The most basic fear is that of immediate bodily harm, and it produces involuntary physical reactions which tend on the whole to be beneficial---the very act of feeling a pang of sudden fear is part and parcel of the body physiological preparation for a state of emergency. The natural instinct is a rough-and-ready programme for countering or avoiding danger. It works quite well, and it works on the balance of probabilities and must therefore occasionally fail.
Man, however, can think, and because thinking implies the ability to foresee, apprehend, imagine, to calculate the odds and to feel responsibility, he is in a position to modify (for better or to worse) his immediate natural reactions. This, together with the conventions of civilized life, has multiplied the sources of fear for man: he can, in fact, fear the wraths of dieties, mental distress and social disgrace as much as physical pain. Thus, Hamlet said, conscience and the pale cast of thought make cowards of us all, but they can equally well give us a strong motive for overcoming instinctive fear and taking the action which the moment seems to demand. With our intellect we can refine the instintive impulses of fear, but we cannot make them infallible.

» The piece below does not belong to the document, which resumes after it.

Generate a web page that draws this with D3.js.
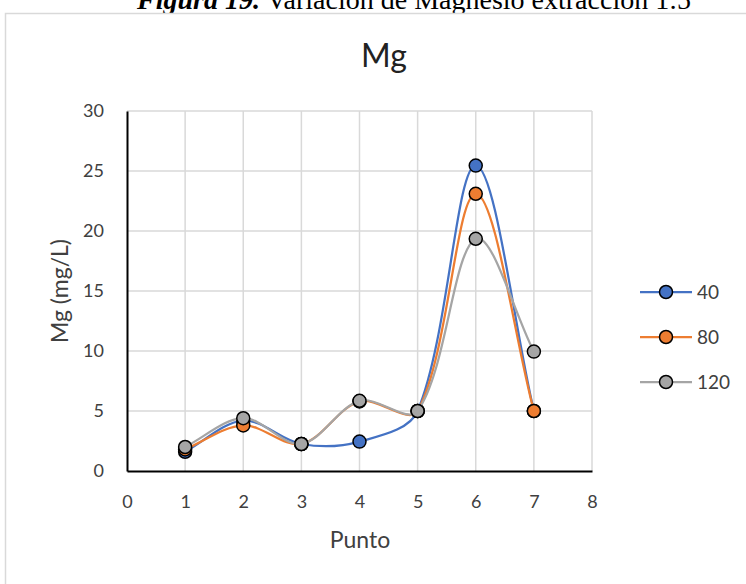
<!DOCTYPE html>
<html>
<head>
<meta charset="utf-8">
<script src="https://cdn.jsdelivr.net/npm/d3@7"></script>
<style>
  html, body { margin: 0; padding: 0; background: #fff; }
  svg { display: block; }
</style>
</head>
<body>
<svg id="chart" width="746" height="584"></svg>
<script>
// Magnesium per sampling point for three extraction times
const puntos = [1, 2, 3, 4, 5, 6, 7];
const serie40 = [1.6, 4.2, 2.25, 2.45, 5.0, 25.45, 5.0];
const serie80 = [1.8, 3.8, 2.25, 5.8, 5.0, 23.1, 5.0];
const serie120 = [2.0, 4.4, 2.25, 5.85, 5.0, 19.35, 9.95];
const seriesNames = ["40", "80", "120"];
const seriesColors = ["#4472C4", "#ED7D31", "#A5A5A5"];
const xTicks = [0, 1, 2, 3, 4, 5, 6, 7, 8];
const yTicks = [0, 5, 10, 15, 20, 25, 30];

const series = [serie40, serie80, serie120].map((vals, i) => ({
  name: seriesNames[i],
  color: seriesColors[i],
  points: puntos.map((p, j) => ({ x: p, y: vals[j] }))
}));

const svg = d3.select("#chart");
const font = "Lato, 'Open Sans', sans-serif";
const textColor = "#404040";

// Caption above the chart frame
svg.append("text")
  .attr("x", 137).attr("y", 9)
  .attr("font-family", "'Liberation Serif', 'Times New Roman', serif")
  .attr("font-size", 28)
  .attr("fill", "#000")
  .call(t => {
    t.append("tspan").attr("font-weight", "bold").attr("font-style", "italic").text("Figura 19.");
    t.append("tspan").text(" Variación de Magnesio extracción 1:5");
  });

// Chart frame
svg.append("rect")
  .attr("x", 5.5).attr("y", 13.5)
  .attr("width", 760).attr("height", 600)
  .attr("fill", "#fff")
  .attr("stroke", "#d9d9d9").attr("stroke-width", 1.5);

const x = d3.scaleLinear().domain([0, 8]).range([127, 592]);
const y = d3.scaleLinear().domain([0, 30]).range([471, 111]);

// Gridlines
const grid = svg.append("g");
grid.selectAll(".vg").data(xTicks.slice(1)).join("line")
  .attr("x1", d => x(d)).attr("x2", d => x(d))
  .attr("y1", y(30)).attr("y2", y(0))
  .attr("stroke", "#d9d9d9").attr("stroke-width", 1.5);
grid.selectAll(".hg").data(yTicks.slice(1)).join("line")
  .attr("x1", x(0)).attr("x2", x(8))
  .attr("y1", d => y(d)).attr("y2", d => y(d))
  .attr("stroke", "#d9d9d9").attr("stroke-width", 1.5);

// Axes
const xAxis = svg.append("g")
  .attr("transform", `translate(0,${y(0)})`)
  .call(d3.axisBottom(x).tickValues(xTicks).tickSize(0).tickPadding(24));
const yAxis = svg.append("g")
  .attr("transform", `translate(${x(0)},0)`)
  .call(d3.axisLeft(y).tickValues(yTicks).tickSize(0).tickPadding(23));
[xAxis, yAxis].forEach(a => {
  a.select(".domain").attr("stroke", "#000").attr("stroke-width", 2);
  a.selectAll("text").attr("font-family", font).attr("font-size", 18).attr("fill", textColor);
});

// Titles
svg.append("text")
  .attr("x", 384).attr("y", 67)
  .attr("text-anchor", "middle")
  .attr("font-family", font).attr("font-size", 32).attr("fill", "#222")
  .text("Mg");
svg.append("text")
  .attr("x", 360).attr("y", 548)
  .attr("text-anchor", "middle")
  .attr("font-family", font).attr("font-size", 23).attr("fill", textColor)
  .text("Punto");
svg.append("text")
  .attr("transform", "translate(68,291) rotate(-90)")
  .attr("text-anchor", "middle")
  .attr("font-family", font).attr("font-size", 23).attr("fill", textColor)
  .text("Mg (mg/L)");

// Smoothed line: cubic Bezier whose control arms follow the chord through
// the neighbouring points, each arm scaled by the adjacent segment length.
function smoothPath(pts, k = 1 / 3) {
  const n = pts.length;
  if (n < 2) return "";
  const dist = (a, b) => Math.hypot(b[0] - a[0], b[1] - a[1]);
  const outC = [], inC = [];
  for (let i = 0; i < n; i++) {
    const p = pts[i];
    const prev = pts[Math.max(0, i - 1)];
    const next = pts[Math.min(n - 1, i + 1)];
    const dx = next[0] - prev[0], dy = next[1] - prev[1];
    const dp = i > 0 ? dist(prev, p) : 0;
    const dn = i < n - 1 ? dist(p, next) : 0;
    const tot = dp + dn || 1;
    outC[i] = [p[0] + dx * k * dn / tot, p[1] + dy * k * dn / tot];
    inC[i] = [p[0] - dx * k * dp / tot, p[1] - dy * k * dp / tot];
  }
  const path = d3.path();
  path.moveTo(pts[0][0], pts[0][1]);
  for (let i = 0; i < n - 1; i++) {
    path.bezierCurveTo(outC[i][0], outC[i][1], inC[i + 1][0], inC[i + 1][1], pts[i + 1][0], pts[i + 1][1]);
  }
  return path.toString();
}

series.forEach(s => {
  const g = svg.append("g");
  g.append("path")
    .attr("d", smoothPath(s.points.map(d => [x(d.x), y(d.y)])))
    .attr("fill", "none")
    .attr("stroke", s.color).attr("stroke-width", 2.25);
  g.selectAll("circle").data(s.points).join("circle")
    .attr("cx", d => x(d.x)).attr("cy", d => y(d.y))
    .attr("r", 6.5)
    .attr("fill", s.color)
    .attr("stroke", "#000").attr("stroke-width", 1.5);
});

// Legend
const legend = svg.append("g");
series.forEach((s, i) => {
  const ly = 292 + i * 45;
  legend.append("line")
    .attr("x1", 640).attr("x2", 692)
    .attr("y1", ly).attr("y2", ly)
    .attr("stroke", s.color).attr("stroke-width", 2.25);
  legend.append("circle")
    .attr("cx", 666).attr("cy", ly).attr("r", 6.5)
    .attr("fill", s.color)
    .attr("stroke", "#000").attr("stroke-width", 1.5);
  legend.append("text")
    .attr("x", 697).attr("y", ly)
    .attr("dy", "0.35em")
    .attr("font-family", font).attr("font-size", 19).attr("fill", textColor)
    .text(s.name);
});
</script>
</body>
</html>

And so, is fearless to be admired? Not when it stems from failure to assess dangers correctly. Should fear be used as a weapon? Yes and no, for it can correct the child and inhibit the law breaker as well as it can help the tyrant to subjugate a nation. Is fear to be feared? It should be allowed to warn, but not to incapacitate. Another question which often arises is whether there can be true courage without a sense of fear. Certainly a man is to be admired who surmounts his fear for a valid reason, but one can also admire in a different way the man whose temperament enables him to be aware of risks without fearing them.
Unlike the other primtive emotions of love and hate, joy and sorrow, fear cannot therefore be wholly welcomed or rejected. It is part of the natural order of things, like day and night, ease and adversity: we may suffer under it, but our lives would be poorer---and quite possibly shorter---if it were not there to challenge us and to be overcome.